The nerve-jangling “Dichotomy of Exile” is up next, a melding of stomach-clenching bass lines, wild, chaos-infused drum work, and a spasming barrage of riffs that buzz and swarm like an angry hornet’s nest. This is all overlain with some truly bestial vocals (running the gamut from throat-ripping screams to diaphragm-twisting growls), yet concludes with a poignant display of unexpectedly sombre, stripped-back guitar work.
“Gnosis Unveils…” is just under seven minutes of proggy, undulating bass-lines, dismal, dissonant riffing, and blast-furnace vocals that moves from moodily melodic to morbidly misanthropic, and back again, before transitioning into its unsettling atmospheric companion-piece “…The Forsaken Truth”.
This is followed by the gnarled assault of “Purification of Ignorance”, which incorporates a surprising dose of melody into its blackened, Neurosis-tinged blend of sound and fury, and the feverish “Drawn Black Drapes…”, whose electrified tremolo riffs and ever-mutating chord patterns are underpinned by some nimble, fretboard-ranging bass work and creative, unconventional drumming.
Its counterpart, “…Reveal the Essence of Suffering”, starts off as a full-force piece of ugly, scalding Black Metal – screaming, scarified vocals and all – backed by a sequence of impressively thick and clanking bass lines, but slowly transforms into a sludge-caked, deathly stomp, leading into a quiet, enigmatic bass-led interlude and a rampaging (but subtly melodic) conclusion.
“Clamor Beneath” is the album’s finale, at least in terms of original material (the actual last track is a grimly groovesome cover of Necrophobic’s “Into Armageddon”, FYI), whose massive, soul-crushing riffs and rabid, flesh-piercing hooks – all delivered with a pissed-off, necro-punk energy reminiscent of Entombed in full battle mode – serves to tie the whole thing off in a nice barbed-wire bow.
DUALITAS – 2010
The band’s third album is undeniably their best, and I’ll fight anyone who disagrees with me.
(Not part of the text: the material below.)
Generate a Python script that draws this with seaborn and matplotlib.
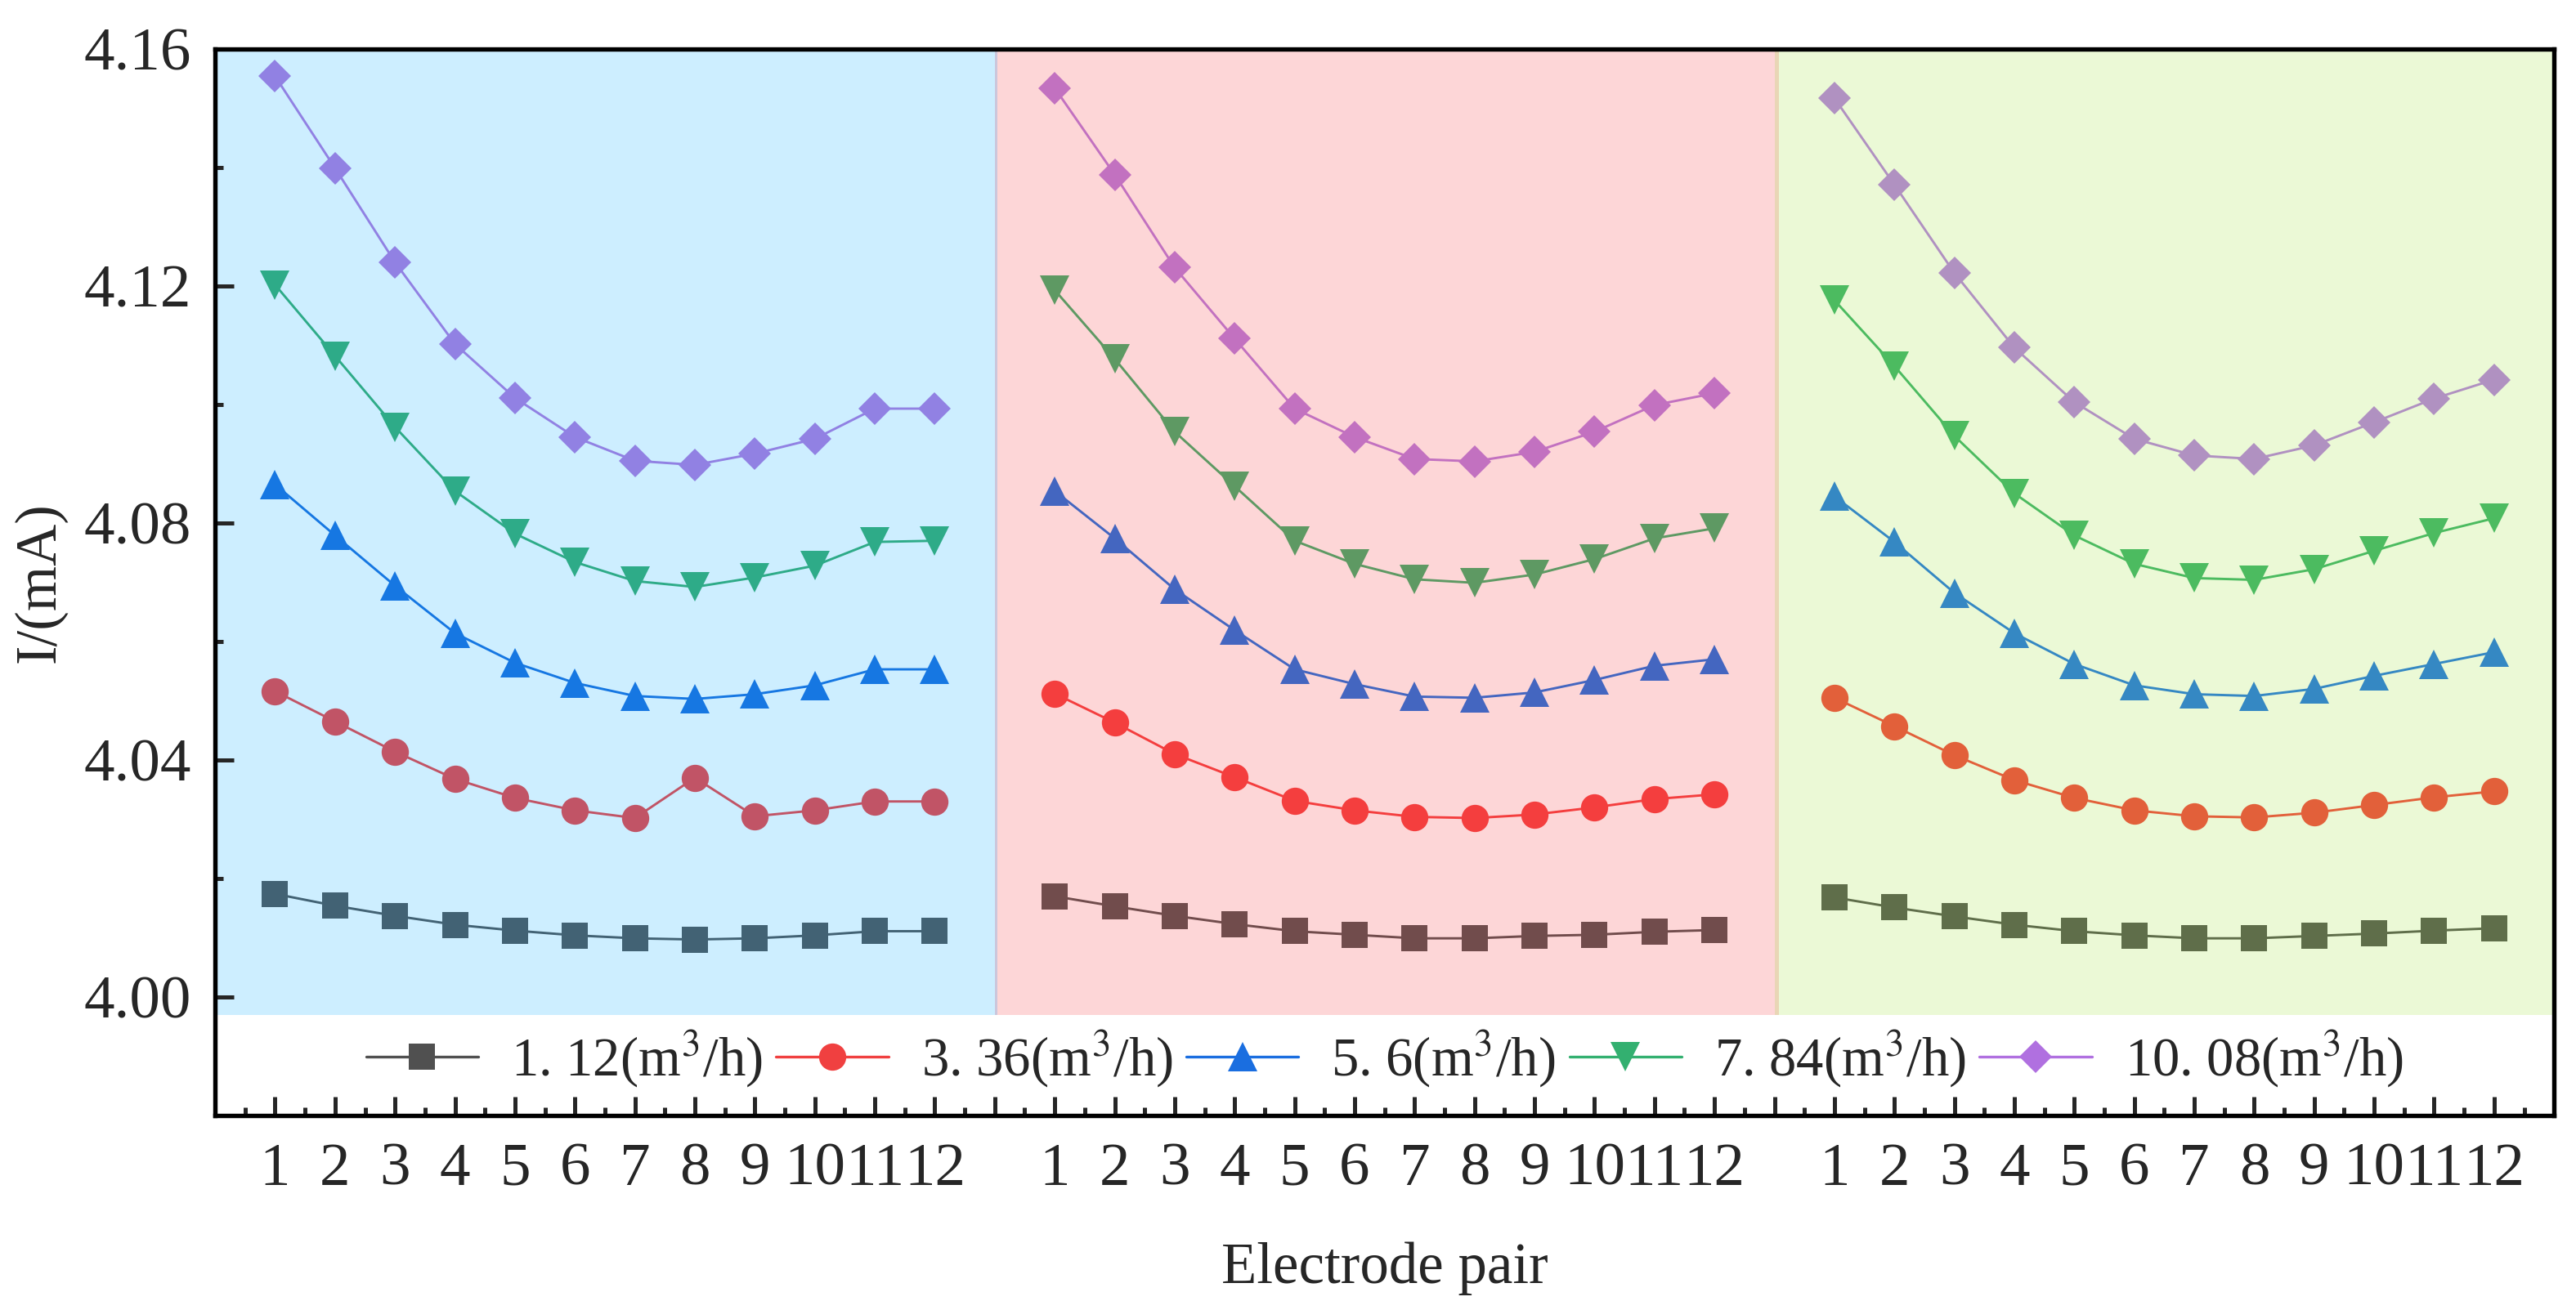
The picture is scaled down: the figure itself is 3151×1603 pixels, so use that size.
import numpy as np
import pandas as pd
import matplotlib
matplotlib.use("Agg")
import matplotlib.pyplot as plt
from matplotlib.lines import Line2D
from matplotlib.ticker import MultipleLocator
import seaborn as sns

# datos: 3 bloques de 12 pares de electrodos
electrodos = list(range(1, 13))
caudales = ["1. 12(m$^3$/h)", "3. 36(m$^3$/h)", "5. 6(m$^3$/h)", "7. 84(m$^3$/h)", "10. 08(m$^3$/h)"]

i_112 = [4.0174, 4.0154, 4.0137, 4.0122, 4.0112, 4.0104, 4.0099, 4.0097, 4.0099, 4.0104, 4.0111, 4.0111,
         4.0170, 4.0153, 4.0137, 4.0123, 4.0111, 4.0105, 4.0099, 4.0099, 4.0103, 4.0105, 4.0110, 4.0113,
         4.0168, 4.0151, 4.0136, 4.0122, 4.0111, 4.0104, 4.0099, 4.0099, 4.0103, 4.0107, 4.0112, 4.0116]
i_336 = [4.0516, 4.0465, 4.0414, 4.0368, 4.0336, 4.0315, 4.0302, 4.0370, 4.0305, 4.0315, 4.0330, 4.0330,
         4.0512, 4.0463, 4.0410, 4.0371, 4.0331, 4.0315, 4.0304, 4.0302, 4.0308, 4.0320, 4.0334, 4.0342,
         4.0505, 4.0457, 4.0408, 4.0366, 4.0336, 4.0315, 4.0305, 4.0303, 4.0311, 4.0324, 4.0337, 4.0347]
i_560 = [4.0865, 4.0779, 4.0694, 4.0614, 4.0564, 4.0530, 4.0508, 4.0503, 4.0511, 4.0526, 4.0553, 4.0553,
         4.0854, 4.0774, 4.0688, 4.0619, 4.0553, 4.0528, 4.0507, 4.0505, 4.0514, 4.0535, 4.0559, 4.0570,
         4.0845, 4.0768, 4.0682, 4.0614, 4.0562, 4.0526, 4.0511, 4.0508, 4.0520, 4.0542, 4.0562, 4.0582]
i_784 = [4.1202, 4.1082, 4.0962, 4.0854, 4.0782, 4.0734, 4.0702, 4.0692, 4.0708, 4.0728, 4.0768, 4.0770,
         4.1193, 4.1077, 4.0954, 4.0862, 4.0770, 4.0731, 4.0705, 4.0699, 4.0713, 4.0739, 4.0774, 4.0791,
         4.1176, 4.1065, 4.0947, 4.0850, 4.0779, 4.0731, 4.0707, 4.0704, 4.0722, 4.0753, 4.0783, 4.0808]
i_1008 = [4.1554, 4.1399, 4.1240, 4.1102, 4.1011, 4.0945, 4.0905, 4.0898, 4.0917, 4.0942, 4.0993, 4.0993,
          4.1534, 4.1388, 4.1231, 4.1111, 4.0993, 4.0945, 4.0908, 4.0904, 4.0920, 4.0954, 4.0999, 4.1019,
          4.1517, 4.1371, 4.1222, 4.1096, 4.1004, 4.0942, 4.0914, 4.0908, 4.0931, 4.0970, 4.1010, 4.1042]
series = [i_112, i_336, i_560, i_784, i_1008]

# tabla larga para seaborn
filas = []
for nombre, valores in zip(caudales, series):
    for k in range(3):
        for j, e in enumerate(electrodos):
            filas.append({"caudal": nombre, "bloque": k, "pos": 13 * k + e, "I": valores[12 * k + j]})
df = pd.DataFrame(filas)

# estilos
marcadores = ["s", "o", "^", "v", "D"]
tam_marc = [7.5, 8, 8.8, 8.8, 6.8]
colores_leyenda = ["#505050", "#f04040", "#1a6ee0", "#33b070", "#b070e0"]
colores_bloque = [
    ["#426274", "#c15466", "#1677e2", "#2eab88", "#9181e3"],
    ["#714c4c", "#f43e3e", "#4466c0", "#5e9963", "#c271c0"],
    ["#5f6e4a", "#e2603a", "#3588c3", "#4cbb60", "#b091c1"],
]
fondos = ["#cdeeff", "#fdd6d7", "#ebf9d6"]

sns.set_style("ticks")
plt.rcParams["font.family"] = ["Liberation Serif", "DejaVu Serif"]
plt.rcParams["mathtext.fontset"] = "stix"

fig = plt.figure(figsize=(3151 / 300, 1603 / 300), dpi=300)
ax = fig.add_axes([0.0835, 0.1485, 0.908, 0.8141])

# fondos de color por bloque
for k in range(3):
    ax.fill_between([13 * k, 13 * k + 13], 3.997, 4.16, color=fondos[k], lw=0, zorder=0)
ax.fill_between([13, 13.04], 3.997, 4.16, color="#cbc7dc", lw=0, zorder=0)
ax.fill_between([26, 26.08], 3.997, 4.16, color="#e9d6b6", lw=0, zorder=0)

for k in range(3):
    for s, nombre in enumerate(caudales):
        sub = df[(df["bloque"] == k) & (df["caudal"] == nombre)]
        sns.lineplot(data=sub, x="pos", y="I", ax=ax, color=colores_bloque[k][s],
                     marker=marcadores[s], markersize=tam_marc[s], markeredgewidth=0,
                     linewidth=0.7, errorbar=None, legend=False, zorder=3)

ax.set_xlim(0, 39)
ax.set_ylim(3.98, 4.16)

# ticks del eje x: todos los enteros, etiquetas solo en los pares de electrodos
pos_ticks = list(range(0, 40))
etiquetas = []
for p in pos_ticks:
    r = p % 13
    etiquetas.append(str(r) if r != 0 else "")
ax.set_xticks(pos_ticks)
ax.set_xticklabels(etiquetas)
ax.xaxis.set_minor_locator(MultipleLocator(0.5))
ax.set_yticks([4.00, 4.04, 4.08, 4.12, 4.16])
ax.set_yticklabels(["4.00", "4.04", "4.08", "4.12", "4.16"])
ax.yaxis.set_minor_locator(MultipleLocator(0.02))

ax.tick_params(which="both", direction="in", width=1.2, top=False, right=False, labelsize=18)
ax.tick_params(which="major", length=5.6)
ax.tick_params(which="minor", length=2.5)
ax.tick_params(axis="x", pad=8)
ax.tick_params(axis="y", pad=7)
for sp in ax.spines.values():
    sp.set_linewidth(1.3)
    sp.set_color("black")

ax.set_xlabel("Electrode pair", fontsize=17, labelpad=13)
ax.set_ylabel("I/(mA)", fontsize=17, labelpad=5)

handles = [Line2D([], [], color=c, marker=m, markersize=ms, markeredgewidth=0, linewidth=0.8)
           for c, m, ms in zip(colores_leyenda, marcadores, tam_marc)]
ax.legend(handles, caudales, loc="center", bbox_to_anchor=(0.5, 0.053), ncol=5, frameon=False,
          handlelength=2.06, handletextpad=0.6, columnspacing=0.25, fontsize=16, borderaxespad=0)

fig.savefig("out.png", dpi=300)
Ok, not really, but I hope that gives you some measure of how strongly I feel about this issue.
Darker, deadlier, and more devastating than ever before, “Extinguished With the Weary” kicks thing off with its torrential downpour of flesh-stripping, acid-drenched guitars and molten metal growls, hacking and slashing with predatory intent as it coils and lurches from one brutally dense riff to the next. At the same time the song really demonstrates just how underrated the rhythm section of Mike Longoria and Beau Brandon are, with the nimble, stalking fretwork of the former and the fascinating multi-limbed percussion of the latter offering more than just the expected straightforward low-end intensity.
The whole thing climaxes with a surprisingly melodic, prog-tinged outro section, which leads into the bleak and moody introduction of “Reside in the Void”, which transitions in short order into a lurching, staggering morass of grimy, blackened SweDeath riffage and blood-gargling vocals, leading directly into the scathing intensity of “Seek the Shrouded”, which hits the ground running and simply refuses to break its stride, delivering a shock-and-awe assault of writhing, hook-infested riffs and frostburnt tremolo melodies reminiscent of Dissection at their sharpest.
The rather lazily titled “Interlude” brings a dose of groaning (yet, in places, almost melodic) atmospheric dissonance that provides a momentary respite from the ferocious nature of the album, before the pitch-black grooves of “From Shadows” pick-up the pace once more with a sense of morbid, nihilistic swagger and venomous style (as well as some subtly progressive, and downright impressive, bass/guitar interplay scattered here and there throughout the track).
“The Progenitor’s Grasp” starts out with an almost solemn melodic intro, but this is soon washed away by the torrential blastery that follows, the drums punching and pounding away with reckless abandon while the guitars rain down scalding distortion upon the listener in a truly merciless manner, before the whole song drops into a tar-thick, sludgy groove of bowel-loosening proportions, followed by an eerily desolate passage of pseudo-ambient reflection, building to a lightning-fast crescendo.
Though the album concludes with the swelling atmospheric dissonance of “Outro” (Seriously though, bands, stop doing this. I’m sure you can think of a better name than “Intro” or “Outro”. It can’t be that hard.), the true climax to Dualitas comes in the form of “Aethereal Breath”, 8:20 of brooding, crushing, ground-shaking riffs, dour, majestic melodies, and heaving, tidal dynamic shifts, which blasts and batters and brutalizes the listener like tormented Death Metal maestros Ulcerate in the middle of some sort of progressive, creative, exorcism.